次のふたつの地図(右上の方)に、宮地岳線から名島発電所引込線が分岐していたことが描かれている他、国土地理院が公開している米軍の航空写真にも、やや不鮮明ながら名島発電所と引込線が写っています。
- 九州大学総合研究博物館 > ギャラリー > 福岡・博多の絵図 > 近代福岡市街地図 > (20)昭和4年(1929)〈裏〉
- 福岡県立図書館 > デジタルライブラリ > 郷土資料の紹介 > 福岡県の近代地図 > 福岡市復興図
- 国土地理院 地図・空中写真閲覧サービス > USA-M109-54 撮影年月日 1956/01/27(昭31) 地図番号 NI-52-10-11
また、『福岡・北九州 市内電車が走った街 今昔』(奈良崎博保、JTB)の79~80頁に、博多湾鉄道汽船/西鉄が名島発電所への石炭搬入を行っていたとの記述や、その貨物列車を牽引していた蒸気機関車の写真が載っています。
ただし、宮地岳線は直接産炭地につながっていないので、石炭貨物列車は他路線を経由して宮地岳線と接続していたことになります。
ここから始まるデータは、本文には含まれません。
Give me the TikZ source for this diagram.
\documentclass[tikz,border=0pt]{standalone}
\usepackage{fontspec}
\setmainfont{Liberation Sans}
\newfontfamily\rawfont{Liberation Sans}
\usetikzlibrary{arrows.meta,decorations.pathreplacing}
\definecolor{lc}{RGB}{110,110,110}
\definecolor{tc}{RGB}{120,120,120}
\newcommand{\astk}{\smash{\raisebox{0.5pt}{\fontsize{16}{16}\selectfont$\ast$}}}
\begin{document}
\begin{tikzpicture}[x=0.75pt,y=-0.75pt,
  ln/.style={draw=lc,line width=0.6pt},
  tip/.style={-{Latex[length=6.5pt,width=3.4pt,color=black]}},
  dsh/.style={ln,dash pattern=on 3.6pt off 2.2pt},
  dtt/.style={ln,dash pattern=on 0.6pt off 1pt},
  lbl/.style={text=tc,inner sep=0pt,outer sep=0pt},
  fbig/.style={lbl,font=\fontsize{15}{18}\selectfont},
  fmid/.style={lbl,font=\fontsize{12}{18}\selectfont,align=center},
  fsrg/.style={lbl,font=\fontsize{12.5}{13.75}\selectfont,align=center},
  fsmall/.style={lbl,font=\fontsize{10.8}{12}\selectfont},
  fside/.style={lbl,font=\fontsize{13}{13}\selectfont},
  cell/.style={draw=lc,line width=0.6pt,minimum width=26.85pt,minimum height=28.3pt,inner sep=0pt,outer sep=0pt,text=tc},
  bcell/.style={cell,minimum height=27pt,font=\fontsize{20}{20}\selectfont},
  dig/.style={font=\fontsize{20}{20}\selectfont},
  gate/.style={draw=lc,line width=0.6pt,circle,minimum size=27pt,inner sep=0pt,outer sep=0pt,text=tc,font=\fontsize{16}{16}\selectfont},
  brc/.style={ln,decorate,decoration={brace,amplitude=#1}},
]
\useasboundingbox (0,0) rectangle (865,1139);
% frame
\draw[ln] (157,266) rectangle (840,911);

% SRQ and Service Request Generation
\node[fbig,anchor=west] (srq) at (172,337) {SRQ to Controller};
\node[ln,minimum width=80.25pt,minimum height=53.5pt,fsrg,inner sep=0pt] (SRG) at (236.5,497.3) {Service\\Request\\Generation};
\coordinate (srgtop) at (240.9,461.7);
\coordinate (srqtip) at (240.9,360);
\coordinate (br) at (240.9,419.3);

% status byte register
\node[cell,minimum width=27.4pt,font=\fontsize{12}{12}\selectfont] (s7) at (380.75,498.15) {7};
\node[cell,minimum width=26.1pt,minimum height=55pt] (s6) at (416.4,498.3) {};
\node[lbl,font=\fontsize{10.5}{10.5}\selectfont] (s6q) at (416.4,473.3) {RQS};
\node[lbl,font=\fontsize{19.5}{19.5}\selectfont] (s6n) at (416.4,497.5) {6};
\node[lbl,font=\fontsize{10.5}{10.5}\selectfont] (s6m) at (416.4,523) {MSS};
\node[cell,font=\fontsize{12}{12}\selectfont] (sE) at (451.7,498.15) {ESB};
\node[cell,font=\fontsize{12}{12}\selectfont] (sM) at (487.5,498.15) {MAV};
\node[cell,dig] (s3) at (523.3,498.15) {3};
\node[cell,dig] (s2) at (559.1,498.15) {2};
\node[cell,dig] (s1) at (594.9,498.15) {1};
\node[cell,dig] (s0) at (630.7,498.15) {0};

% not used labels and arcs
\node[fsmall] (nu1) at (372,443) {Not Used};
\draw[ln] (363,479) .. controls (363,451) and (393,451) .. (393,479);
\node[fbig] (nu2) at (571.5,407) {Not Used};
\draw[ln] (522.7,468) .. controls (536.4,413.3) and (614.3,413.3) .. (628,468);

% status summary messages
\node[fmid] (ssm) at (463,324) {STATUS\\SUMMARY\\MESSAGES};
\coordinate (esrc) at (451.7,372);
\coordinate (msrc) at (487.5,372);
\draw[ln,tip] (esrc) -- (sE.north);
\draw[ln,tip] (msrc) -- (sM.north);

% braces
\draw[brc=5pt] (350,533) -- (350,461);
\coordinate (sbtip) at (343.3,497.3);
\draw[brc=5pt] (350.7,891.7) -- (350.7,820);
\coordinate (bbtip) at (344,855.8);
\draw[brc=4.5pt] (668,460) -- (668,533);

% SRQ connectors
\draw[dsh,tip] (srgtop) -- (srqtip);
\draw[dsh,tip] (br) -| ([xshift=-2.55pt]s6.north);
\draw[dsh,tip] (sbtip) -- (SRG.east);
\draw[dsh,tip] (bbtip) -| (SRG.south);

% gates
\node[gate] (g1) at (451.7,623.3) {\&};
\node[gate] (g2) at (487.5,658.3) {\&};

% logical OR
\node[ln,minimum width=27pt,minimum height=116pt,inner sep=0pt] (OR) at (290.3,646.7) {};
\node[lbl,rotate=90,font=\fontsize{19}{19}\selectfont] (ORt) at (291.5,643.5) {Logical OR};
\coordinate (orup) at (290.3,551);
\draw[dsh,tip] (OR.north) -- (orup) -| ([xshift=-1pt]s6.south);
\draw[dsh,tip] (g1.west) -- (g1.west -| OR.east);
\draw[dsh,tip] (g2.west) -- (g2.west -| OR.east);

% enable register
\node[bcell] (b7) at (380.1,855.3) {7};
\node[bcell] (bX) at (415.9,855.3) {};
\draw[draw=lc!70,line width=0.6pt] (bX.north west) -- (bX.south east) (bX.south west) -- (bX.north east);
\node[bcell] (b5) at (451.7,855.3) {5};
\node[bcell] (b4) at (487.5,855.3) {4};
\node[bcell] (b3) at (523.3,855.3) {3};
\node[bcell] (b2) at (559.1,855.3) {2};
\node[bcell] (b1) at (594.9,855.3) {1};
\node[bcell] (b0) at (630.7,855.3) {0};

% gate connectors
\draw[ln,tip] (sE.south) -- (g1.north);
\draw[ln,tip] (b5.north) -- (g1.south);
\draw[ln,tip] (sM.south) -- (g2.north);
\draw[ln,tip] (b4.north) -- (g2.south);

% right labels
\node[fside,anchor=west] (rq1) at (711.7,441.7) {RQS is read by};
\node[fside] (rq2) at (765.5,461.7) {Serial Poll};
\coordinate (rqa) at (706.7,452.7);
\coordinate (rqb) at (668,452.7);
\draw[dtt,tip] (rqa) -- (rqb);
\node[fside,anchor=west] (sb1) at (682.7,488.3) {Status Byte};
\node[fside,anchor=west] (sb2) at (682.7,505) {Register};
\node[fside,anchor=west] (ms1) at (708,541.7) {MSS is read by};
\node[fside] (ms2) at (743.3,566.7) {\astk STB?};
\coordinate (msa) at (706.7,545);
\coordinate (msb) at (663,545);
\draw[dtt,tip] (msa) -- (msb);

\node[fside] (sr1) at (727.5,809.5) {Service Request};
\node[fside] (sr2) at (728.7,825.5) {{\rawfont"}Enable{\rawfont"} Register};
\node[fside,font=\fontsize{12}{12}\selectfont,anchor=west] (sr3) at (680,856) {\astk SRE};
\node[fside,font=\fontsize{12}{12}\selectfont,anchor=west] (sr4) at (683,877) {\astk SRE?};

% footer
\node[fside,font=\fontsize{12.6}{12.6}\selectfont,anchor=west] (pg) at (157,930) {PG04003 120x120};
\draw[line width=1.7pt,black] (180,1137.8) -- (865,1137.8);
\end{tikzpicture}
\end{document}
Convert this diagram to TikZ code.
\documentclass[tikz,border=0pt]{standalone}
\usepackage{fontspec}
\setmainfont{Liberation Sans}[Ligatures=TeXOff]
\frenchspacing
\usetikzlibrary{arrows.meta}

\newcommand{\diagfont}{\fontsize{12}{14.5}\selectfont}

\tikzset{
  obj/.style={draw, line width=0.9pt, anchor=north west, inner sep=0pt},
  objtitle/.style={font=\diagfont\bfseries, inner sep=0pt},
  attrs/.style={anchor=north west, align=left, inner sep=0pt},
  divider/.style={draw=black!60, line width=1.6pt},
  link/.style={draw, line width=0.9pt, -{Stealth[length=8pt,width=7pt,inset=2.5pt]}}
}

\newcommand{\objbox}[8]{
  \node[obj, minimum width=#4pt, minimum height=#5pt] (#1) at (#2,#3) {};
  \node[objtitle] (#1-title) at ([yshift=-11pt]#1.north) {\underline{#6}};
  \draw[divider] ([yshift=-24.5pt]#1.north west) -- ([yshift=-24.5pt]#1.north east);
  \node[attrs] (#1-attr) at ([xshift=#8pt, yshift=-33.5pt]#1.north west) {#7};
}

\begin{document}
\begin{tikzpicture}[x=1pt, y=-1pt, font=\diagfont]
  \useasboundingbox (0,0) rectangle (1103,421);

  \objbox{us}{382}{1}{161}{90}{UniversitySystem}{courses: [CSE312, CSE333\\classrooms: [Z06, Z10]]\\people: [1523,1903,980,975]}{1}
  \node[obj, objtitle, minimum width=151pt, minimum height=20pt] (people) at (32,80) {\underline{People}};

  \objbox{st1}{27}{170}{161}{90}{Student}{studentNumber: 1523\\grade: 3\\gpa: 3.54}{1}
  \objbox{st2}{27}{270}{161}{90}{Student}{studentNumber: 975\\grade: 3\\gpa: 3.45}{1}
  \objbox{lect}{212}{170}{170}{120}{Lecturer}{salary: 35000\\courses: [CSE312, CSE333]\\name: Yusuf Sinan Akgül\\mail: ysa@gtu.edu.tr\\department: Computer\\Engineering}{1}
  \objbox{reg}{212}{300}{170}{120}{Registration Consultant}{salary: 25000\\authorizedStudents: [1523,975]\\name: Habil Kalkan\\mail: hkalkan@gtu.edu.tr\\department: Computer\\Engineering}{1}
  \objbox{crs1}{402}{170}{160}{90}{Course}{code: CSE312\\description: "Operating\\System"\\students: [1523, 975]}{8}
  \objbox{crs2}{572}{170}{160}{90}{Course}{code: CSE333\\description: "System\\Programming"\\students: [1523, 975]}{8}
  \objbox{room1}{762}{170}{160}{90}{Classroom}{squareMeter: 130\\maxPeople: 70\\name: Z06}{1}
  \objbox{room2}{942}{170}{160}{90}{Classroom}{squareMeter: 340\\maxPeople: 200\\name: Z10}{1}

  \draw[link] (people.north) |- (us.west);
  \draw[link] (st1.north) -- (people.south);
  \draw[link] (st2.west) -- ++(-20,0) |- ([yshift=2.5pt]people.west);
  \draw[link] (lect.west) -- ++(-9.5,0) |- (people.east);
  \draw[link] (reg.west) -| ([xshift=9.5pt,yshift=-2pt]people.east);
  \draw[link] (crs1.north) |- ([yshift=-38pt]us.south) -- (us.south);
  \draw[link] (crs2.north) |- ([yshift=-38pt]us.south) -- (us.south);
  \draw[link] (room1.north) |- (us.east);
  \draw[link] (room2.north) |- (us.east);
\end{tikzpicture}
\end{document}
しかし、どこでどの路線と接続していたかが分かりません。旧香椎操車場(現在の千早駅周辺)で鹿児島本線か博多臨港線と接続していた可能性が高いのですが、それを裏付ける資料は今のところ見つかっていません。産炭地と名島発電所の最短ルートを考えると、糟屋炭田→香椎線→香椎駅→香椎操車場→宮地岳線→引込線→名島発電所でしょうか。香椎線も宮地岳線も元は博多湾鉄道汽船の路線なので、あり得る話だと思います。もっとも、推測通り香椎操車場で接続していた場合、宮地岳線を石炭貨物列車が走っていたのはほんの一部区間だったことになります。